As far as Bourdain’s legacy, the professor says he’s typically cynical about the superficial way we consume media these days. “We tend to watch very old things that we’re told by the academy are important. People don’t listen to Dylan now because they like Dylan. They listen to Dylan because the musicians they listen to tell them that Dylan is important.”
But with Bourdain, things are different. Kennedy believes the complexity of Bourdain’s work, paired with his open and honest approach to both himself and his work, is what will fuel future generations to discover him. “There’s so much media out there anymore, that’s it’s endless and exhausting and overwhelming. If someone’s not in the news or commercials, there’s really not a reason to pay attention,” Kennedy says. “I’m worried [Bourdain will] fade again as generations get older, but I hope that my class can help fight against that by getting him more into the canon.”

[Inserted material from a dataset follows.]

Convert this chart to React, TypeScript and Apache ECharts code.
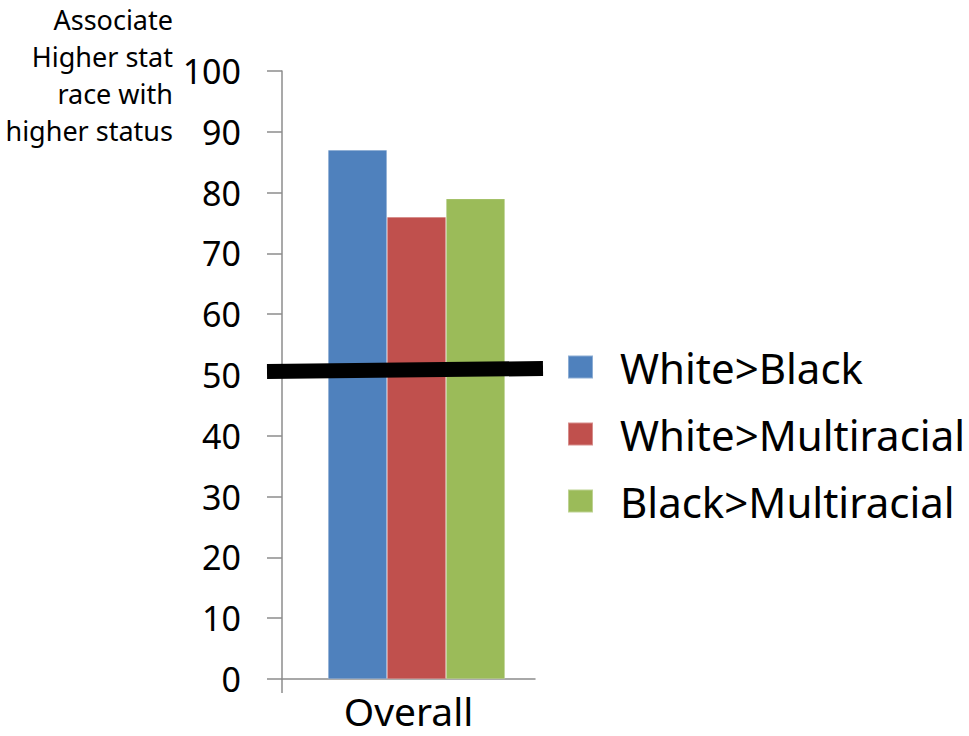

One thing that gives him hope is the way he sees young people react to him. “I teach him in my English proposition class. And [students] tend to respond to him because he makes a clear argument. He makes a clear argument that’s removed from all the pretentious BS that’s tied into so much food and travel.”
And that’s the connection he finds between Bourdain and Dylan. Neither were drawn to celebrity: “They bristled at the idea that people would be so invested in them as a person. They were more interested in their work, and used their celebrity to have the freedom they needed to create the work they wanted to create.”